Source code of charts
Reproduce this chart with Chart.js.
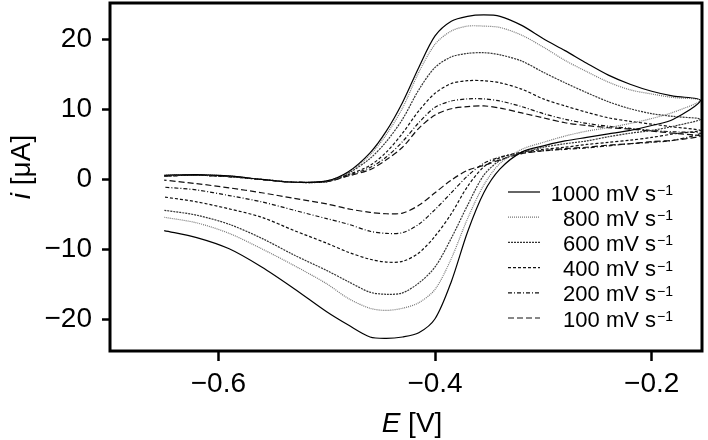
<!DOCTYPE html>
<html>
<head>
<meta charset="utf-8">
<script src="https://cdn.jsdelivr.net/npm/chart.js@4/dist/chart.umd.min.js"></script>
<style>
  body { margin: 0; background: #fff; }
  #wrap { width: 708px; height: 440px; }
</style>
</head>
<body>
<div id="wrap"><canvas id="cvChart"></canvas></div>
<script>
// potential grid of the forward (anodic) sweep, V
const potential = [-0.65, -0.62, -0.59, -0.56, -0.53, -0.50, -0.48, -0.46, -0.445, -0.43, -0.415, -0.40,
    -0.385, -0.37, -0.355, -0.34, -0.32, -0.30, -0.28, -0.26, -0.24, -0.22, -0.20, -0.18, -0.155];
// reverse sweep goes back from the vertex (vertex point not repeated)
const potentialBack = potential.slice(0, -1).reverse();

const scanRates = [1000, 800, 600, 400, 200, 100];

// current, µA
const fwd1000 = [0.6, 0.7, 0.5, 0.0, -0.4, -0.2, 1.1, 3.8, 6.9, 11.0, 16.0, 20.5, 22.6, 23.3, 23.5, 23.3, 22.0, 20.1, 18.4, 16.6, 14.9, 13.6, 12.6, 11.9, 11.3];
const rev1000 = [8.6, 7.7, 7.0, 6.5, 6.0, 5.5, 4.8, 3.9, 1.5, -1.9, -7.5, -14.6, -19.9, -21.9, -22.5, -22.7, -22.5, -20.8, -18.9, -15.6, -12.5, -9.9, -8.3, -7.3];
const fwd800 = [0.6, 0.7, 0.5, 0.0, -0.4, -0.2, 1.0, 3.5, 6.4, 10.2, 15.3, 19.3, 21.2, 21.9, 21.9, 21.7, 20.6, 18.9, 17.0, 15.4, 13.9, 12.8, 12.2, 11.7, 11.3];
const rev800 = [9.6, 8.7, 8.0, 7.4, 6.9, 6.2, 5.3, 4.3, 2.3, -0.8, -5.6, -11.3, -15.7, -17.6, -18.4, -18.7, -18.4, -17.0, -14.9, -12.3, -9.9, -7.7, -6.2, -5.4];
const fwd600 = [0.5, 0.6, 0.4, 0.0, -0.4, -0.3, 0.9, 3.0, 5.4, 8.6, 12.8, 16.0, 17.5, 18.0, 18.1, 17.8, 16.9, 15.3, 13.8, 12.4, 11.1, 10.1, 9.4, 9.0, 8.6];
const rev600 = [7.6, 7.0, 6.6, 6.1, 5.5, 5.1, 4.6, 3.8, 2.7, 0.6, -3.7, -8.4, -12.5, -14.8, -16.2, -16.4, -16.1, -14.6, -13.0, -10.8, -8.4, -6.4, -5.1, -4.4];
const fwd400 = [0.5, 0.6, 0.4, 0.0, -0.4, -0.3, 0.7, 2.0, 3.9, 6.6, 9.8, 12.3, 13.7, 14.1, 14.1, 13.8, 12.9, 11.5, 10.5, 9.6, 8.8, 8.3, 7.9, 7.5, 7.0];
const rev400 = [6.5, 6.0, 5.6, 5.3, 5.0, 4.6, 4.3, 3.9, 3.1, 1.8, -1.0, -4.9, -8.1, -10.5, -11.7, -11.8, -11.4, -10.4, -9.1, -7.3, -5.4, -4.2, -3.2, -2.5];
const fwd200 = [0.5, 0.6, 0.4, 0.0, -0.4, -0.3, 0.6, 1.7, 3.2, 5.4, 8.1, 10.3, 11.2, 11.5, 11.5, 11.2, 10.4, 9.4, 8.6, 8.0, 7.6, 7.3, 7.0, 6.8, 6.6];
const rev200 = [5.6, 5.3, 5.1, 4.8, 4.5, 4.3, 4.1, 3.8, 3.2, 2.3, 0.5, -1.9, -4.3, -6.4, -7.6, -7.7, -7.4, -6.4, -5.6, -4.4, -3.2, -2.3, -1.5, -1.1];
const fwd100 = [0.5, 0.6, 0.4, 0.0, -0.4, -0.3, 0.5, 1.4, 2.8, 4.6, 7.3, 9.2, 10.1, 10.4, 10.5, 10.2, 9.5, 8.8, 8.1, 7.7, 7.4, 7.2, 6.9, 6.6, 6.2];
const rev100 = [5.6, 5.4, 5.1, 4.9, 4.6, 4.4, 4.1, 3.7, 2.8, 2.0, 1.3, -0.1, -1.9, -3.7, -4.8, -4.9, -4.7, -4.2, -3.5, -2.7, -1.9, -1.2, -0.6, -0.1];

const xTicks = [-0.6, -0.4, -0.2];
const yTicks = [-20, -10, 0, 10, 20];

const FONT = '"Liberation Sans", Arial, sans-serif';

function loop(fwd, rev) {
    const pts = fwd.map((v, k) => ({ x: potential[k], y: v }));
    return pts.concat(rev.map((v, k) => ({ x: potentialBack[k], y: v })));
}

function minus(v, digits) {
    const s = Math.abs(v).toFixed(digits);
    return v < 0 ? "\u2212" + s : s;
}

const decor = {
    id: "decor",
    afterDraw(chart) {
        const { ctx, chartArea: a } = chart;
        ctx.save();
        // frame
        ctx.strokeStyle = "#000";
        ctx.lineWidth = 3;
        ctx.strokeRect(a.left, a.top, a.right - a.left, a.bottom - a.top);

        // axis titles (italic symbol + plain unit)
        ctx.fillStyle = "#000";
        ctx.textBaseline = "alphabetic";
        ctx.textAlign = "left";
        const drawTitle = (sym, unit, cx, cy) => {
            ctx.font = "italic 28px " + FONT;
            const w1 = ctx.measureText(sym).width;
            ctx.font = "28px " + FONT;
            const w2 = ctx.measureText(unit).width;
            let x = cx - (w1 + w2) / 2;
            ctx.font = "italic 28px " + FONT;
            ctx.fillText(sym, x, cy);
            ctx.font = "28px " + FONT;
            ctx.fillText(unit, x + w1, cy);
        };
        drawTitle("E", " [V]", (a.left + a.right) / 2 + 6, 432);
        ctx.save();
        ctx.translate(30, 167);
        ctx.rotate(-Math.PI / 2);
        drawTitle("i", " [\u03bcA]", 0, 0);
        ctx.restore();

        // legend, text right-aligned with superscript
        const right = a.right - 29;
        chart.data.datasets.forEach((ds, k) => {
            const y = a.top + 189 + k * 25.2;
            ctx.beginPath();
            ctx.setLineDash(ds.borderDash || []);
            ctx.strokeStyle = ds.borderColor;
            ctx.lineWidth = ds.borderWidth;
            ctx.moveTo(right - 165, y);
            ctx.lineTo(right - 133, y);
            ctx.stroke();
            ctx.setLineDash([]);

            ctx.font = "14px " + FONT;
            const sup = "\u22121";
            const supW = ctx.measureText(sup).width;
            ctx.textAlign = "left";
            ctx.fillText(sup, right - supW, y + 3);
            ctx.font = "22px " + FONT;
            ctx.textAlign = "right";
            ctx.fillText(ds.label, right - supW - 1, y + 8.5);
        });
        ctx.restore();
    }
};

document.addEventListener("DOMContentLoaded", function () {
    const ctx = document.getElementById("cvChart").getContext("2d");

    const series = [
        { fwd: fwd1000, rev: rev1000, color: "#000", dash: [] },
        { fwd: fwd800, rev: rev800, color: "#777", dash: [1, 1] },
        { fwd: fwd600, rev: rev600, color: "#333", dash: [2, 1] },
        { fwd: fwd400, rev: rev400, color: "#111", dash: [3, 2] },
        { fwd: fwd200, rev: rev200, color: "#111", dash: [4, 2, 1, 2] },
        { fwd: fwd100, rev: rev100, color: "#111", dash: [6, 3] },
    ];

    new Chart(ctx, {
        type: "scatter",
        data: {
            datasets: series.map((s, k) => ({
                label: scanRates[k] + " mV s",
                data: loop(s.fwd, s.rev),
                showLine: true,
                borderColor: s.color,
                borderDash: s.dash,
                borderWidth: 1.2,
                pointRadius: 0,
                tension: 0.3,
                fill: false,
            })),
        },
        options: {
            responsive: true,
            maintainAspectRatio: false,
            animation: false,
            events: [],
            layout: { padding: { top: 3, right: 6, left: 0, bottom: 0 } },
            plugins: {
                legend: { display: false },
                tooltip: { enabled: false },
            },
            scales: {
                x: {
                    type: "linear",
                    min: -0.70,
                    max: -0.1536,
                    afterFit: (s) => { s.height = 89; s.paddingLeft = 0; s.paddingRight = 0; },
                    afterBuildTicks: (s) => { s.ticks = xTicks.map((v) => ({ value: v })); },
                    border: { display: false },
                    grid: { drawOnChartArea: false, tickLength: 10, tickWidth: 2.5, tickColor: "#000" },
                    ticks: {
                        color: "#000",
                        font: { family: FONT, size: 28 },
                        padding: 6,
                        maxRotation: 0,
                        callback: (v) => minus(v, 1),
                    },
                },
                y: {
                    type: "linear",
                    min: -24.5,
                    max: 25.2,
                    afterFit: (s) => { s.width = 110; s.paddingTop = 0; s.paddingBottom = 0; },
                    afterBuildTicks: (s) => { s.ticks = yTicks.map((v) => ({ value: v })); },
                    border: { display: false },
                    grid: { drawOnChartArea: false, tickLength: 8, tickWidth: 2.5, tickColor: "#000" },
                    ticks: {
                        color: "#000",
                        font: { family: FONT, size: 28 },
                        padding: 10,
                        callback: (v) => minus(v, 0),
                    },
                },
            },
        },
        plugins: [decor],
    });
});
</script>
</body>
</html>
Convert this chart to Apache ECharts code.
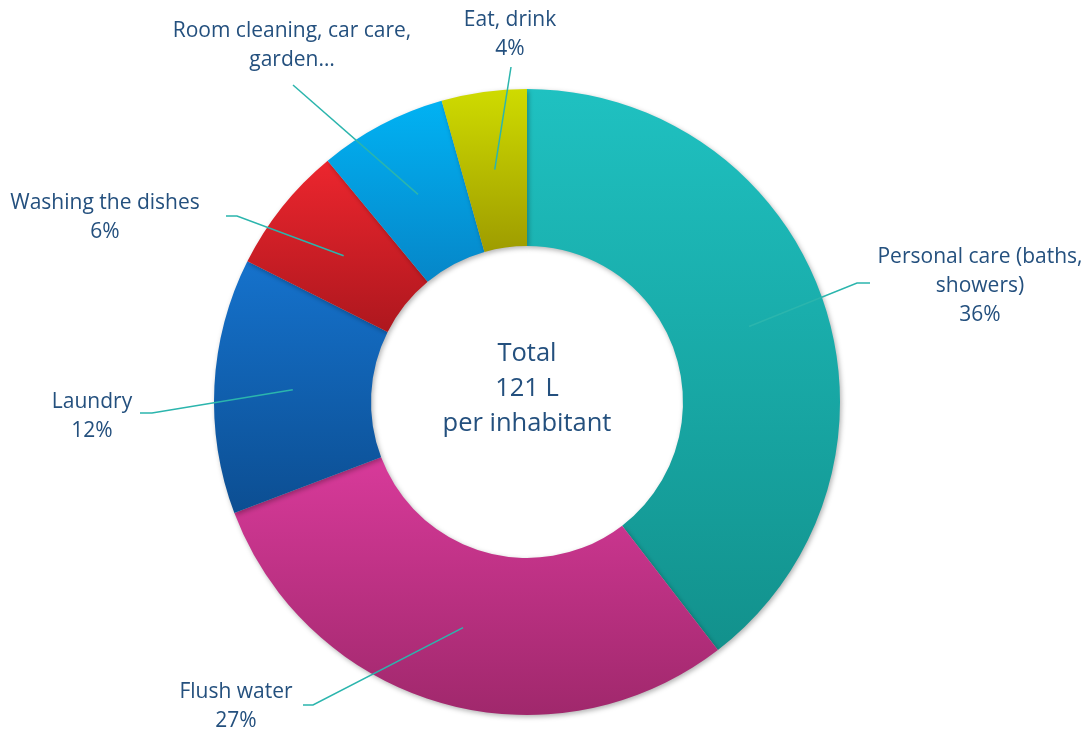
<!DOCTYPE html>
<html><head><meta charset="utf-8">
<script src="https://cdn.jsdelivr.net/npm/echarts@6/dist/echarts.min.js"></script>
<style>html,body{margin:0;padding:0;background:#fff}#c{width:1088px;height:731px}</style>
</head><body><div id="c"></div>
<script>
// ---- data ----
const categories = ['Personal care (baths,\nshowers)', 'Flush water', 'Laundry', 'Washing the dishes', 'Room cleaning, car care,\ngarden…', 'Eat, drink'];
const values = [36, 27, 12, 6, 6, 4];
const valueLabels = ['36%', '27%', '12%', '6%', '', '4%'];
const centerLines = ['Total', '121 L', 'per inhabitant'];

// ---- styles ----
const gradients = [
  ['#1fc1c1', '#12918c'],
  ['#d83a9a', '#a0286c'],
  ['#1572cc', '#0c4e92'],
  ['#ec262e', '#ae171e'],
  ['#01b2f3', '#0686c8'],
  ['#cfdb00', '#9e9c00']
];
const textColor = '#24507e';
const lineColor = '#2bb5ad';
const FONT = '"Open Sans", Lato, sans-serif';

// ---- layout (pixels, relative to donut centre) ----
const CX = 527, CY = 402, R_OUT = 313, R_IN = 156;
const R_MID = (R_OUT + R_IN) / 2;
const labelGuides = [
  { elbow: [330, -119], end: [343, -119], text: [453, -116] },
  { elbow: [-214, 303], end: [-224, 303], text: [-291, 305] },
  { elbow: [-375, 11], end: [-387, 11], text: [-435, 15] },
  { elbow: [-290, -186], end: [-301, -186], text: [-422, -184] },
  { elbow: [-234, -317], end: [-234, -317], text: [-235, -356] },
  { elbow: [-16, -335], end: [-16, -335], text: [-17, -367] }
];

const total = values.reduce((a, b) => a + b, 0);
const midAngles = [];
let acc = 0;
values.forEach(v => { midAngles.push((acc + v / 2) / total * Math.PI * 2); acc += v; });

const baseSeries = {
  type: 'pie',
  center: [CX, CY],
  radius: [R_IN, R_OUT],
  startAngle: 90,
  clockwise: true,
  avoidLabelOverlap: false,
  emphasis: { disabled: true },
  silent: true
};

const chart = echarts.init(document.getElementById('c'));
chart.setOption({
  animation: false,
  backgroundColor: '#ffffff',
  graphic: [{
    type: 'text', x: CX, y: CY - 13.5, z: 10,
    style: {
      text: centerLines.join('\n'), fill: textColor, font: '25.5px ' + FONT,
      lineHeight: 35, align: 'center', verticalAlign: 'middle'
    }
  }],
  series: [
    Object.assign({}, baseSeries, {
      z: 2,
      itemStyle: {
        borderWidth: 0,
        shadowBlur: 5, shadowOffsetX: 1.5, shadowOffsetY: 2, shadowColor: 'rgba(0,0,0,0.3)'
      },
      label: { show: false },
      labelLine: { show: false },
      data: categories.map((c, i) => ({
        name: c, value: values[i],
        itemStyle: {
          color: { type: 'linear', x: 0, y: 0, x2: 0, y2: 1,
            colorStops: [{ offset: 0, color: gradients[i][0] }, { offset: 1, color: gradients[i][1] }] }
        }
      }))
    }),
    Object.assign({}, baseSeries, {
      z: 5,
      itemStyle: { color: 'rgba(0,0,0,0)', borderWidth: 0 },
      label: {
        show: true, position: 'outside', color: textColor,
        fontFamily: FONT, fontSize: 21, lineHeight: 29, align: 'center',
        formatter: p => valueLabels[p.dataIndex] ? categories[p.dataIndex] + '\n' + valueLabels[p.dataIndex] : categories[p.dataIndex]
      },
      labelLine: { show: true, showAbove: true, length: 20, length2: 10, smooth: false, lineStyle: { color: lineColor, width: 1.5 } },
      labelLayout: function (p) {
        const i = p.dataIndex;
        const g = labelGuides[i];
        const a = midAngles[i];
        const start = [CX + R_MID * Math.sin(a), CY - R_MID * Math.cos(a)];
        const pts = [start, [CX + g.elbow[0], CY + g.elbow[1]], [CX + g.end[0], CY + g.end[1]]];
        return {
          x: CX + g.text[0], y: CY + g.text[1],
          align: 'center', verticalAlign: 'middle',
          labelLinePoints: pts
        };
      },
      data: categories.map((c, i) => ({ name: c, value: values[i] }))
    })
  ]
});
</script>
</body></html>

Task prompt
Gather each line from the listing above that holds "with".

Result of this task
Reproduce this chart with Chart.js.
        // legend, text right-aligned with superscript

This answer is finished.